• INFORMATION PROVIDED
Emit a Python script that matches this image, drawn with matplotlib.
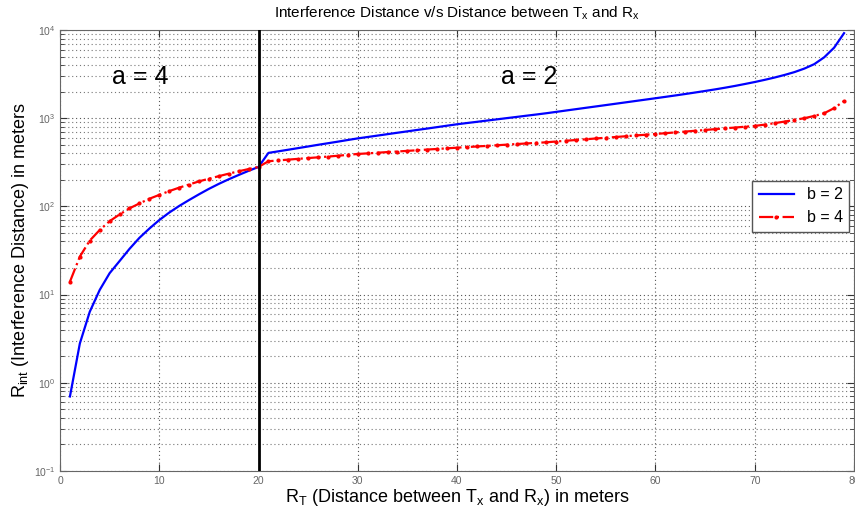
import matplotlib
matplotlib.use('Agg')
import matplotlib.pyplot as plt
from matplotlib.ticker import LogLocator, FixedLocator, NullFormatter

plt.rcParams['font.family'] = ['Liberation Sans', 'DejaVu Sans']

# distance between Tx and Rx (m)
r_t = list(range(1, 80))

# b = 2 (a = 4 up to 20 m, a = 2 beyond)
r_int_b2 = [0.7, 2.8, 6.4, 11.3, 17.5, 24, 33, 44, 56, 70,
            85, 101, 118, 137, 158, 180, 203, 227, 253, 280,
            404, 421, 439, 458, 478, 499, 520, 542, 566, 590,
            612, 635, 659, 684, 709, 736, 763, 792, 822, 853,
            881, 909, 939, 969, 1001, 1033, 1067, 1101, 1138, 1179,
            1222, 1266, 1312, 1359, 1408, 1459, 1512, 1567, 1624, 1683,
            1745, 1810, 1880, 1955, 2035, 2120, 2215, 2320, 2440, 2570,
            2720, 2890, 3090, 3330, 3650, 4100, 4900, 6300, 9200]

# b = 4
r_int_b4 = [14, 27, 41, 54, 68, 81, 95, 108, 122, 135,
            149, 163, 177, 192, 206, 220, 235, 250, 265, 280,
            325, 332, 339, 346, 353, 360, 367, 375, 384, 393,
            399, 406, 413, 419, 426, 433, 441, 448, 455, 463,
            470, 478, 485, 493, 501, 509, 517, 525, 533, 544,
            555, 566, 577, 589, 600, 612, 624, 637, 649, 662,
            676, 690, 705, 720, 735, 751, 767, 783, 800, 817,
            845, 878, 915, 955, 1000, 1060, 1138, 1300, 1567]

boundary = 20
region_labels = [(8.1, 2900, 'a = 4'), (47.3, 2900, 'a = 2')]

fig = plt.figure(figsize=(8.55, 5.16), dpi=100)
ax = fig.add_axes([0.0702, 0.0872, 0.9286, 0.8547])

ax.semilogy(r_t, r_int_b2, color='#0000ff', lw=1.6, label='b = 2', zorder=3)
ax.semilogy(r_t, r_int_b4, color='#ff0000', lw=1.6, ls='-.', marker='.',
            markersize=4, label='b = 4', zorder=3)
ax.axvline(boundary, color='black', lw=2, zorder=4)

for x, y, s in region_labels:
    ax.text(x, y, s, fontsize=18, ha='center', va='center')

ax.set_xlim(0, 80)
ax.set_ylim(0.1, 1e4)
ax.xaxis.set_major_locator(FixedLocator(range(0, 81, 10)))
ax.yaxis.set_major_locator(LogLocator(base=10, numticks=10))
ax.yaxis.set_minor_locator(LogLocator(base=10, subs=range(2, 10), numticks=10))
ax.yaxis.set_minor_formatter(NullFormatter())

ax.grid(True, which='major', ls=(0, (1, 2.5)), color='#555555', lw=0.8)
ax.grid(True, which='minor', axis='y', ls=(0, (1, 2.5)), color='#777777', lw=0.8)
ax.tick_params(which='both', direction='in', top=True, right=True,
               labelsize=7.5, labelcolor='#666666', color='#333333')
ax.tick_params(which='major', length=5)
ax.tick_params(which='minor', length=3)
for sp in ax.spines.values():
    sp.set_color('#666666')

ax.set_title('Interference Distance v/s Distance between T$_\\mathregular{x}$ and R$_\\mathregular{x}$',
             fontsize=11, pad=9)
ax.set_xlabel('R$_\\mathregular{T}$ (Distance between T$_\\mathregular{x}$ and R$_\\mathregular{x}$) in meters',
              fontsize=13, labelpad=1)
ax.set_ylabel('R$_\\mathregular{int}$ (Interference Distance) in meters', fontsize=13, labelpad=2)

leg = ax.legend(loc='center right', bbox_to_anchor=(1.0, 0.6), fontsize=11.5,
                fancybox=False, framealpha=1, edgecolor='#555555',
                borderaxespad=0.3, handlelength=2.2)
leg.get_frame().set_linewidth(1.0)

fig.savefig('out.png', dpi=100)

• REQUEST
Quote, exactly and only, the lines from the first line of the data above through the line containing "r_t = list(range(1, 80))". The pictures do not belong in it.

• SOLUTION TO THIS PROBLEM
Emit a Python script that matches this image, drawn with matplotlib.
import matplotlib
matplotlib.use('Agg')
import matplotlib.pyplot as plt
from matplotlib.ticker import LogLocator, FixedLocator, NullFormatter

plt.rcParams['font.family'] = ['Liberation Sans', 'DejaVu Sans']

# distance between Tx and Rx (m)
r_t = list(range(1, 80))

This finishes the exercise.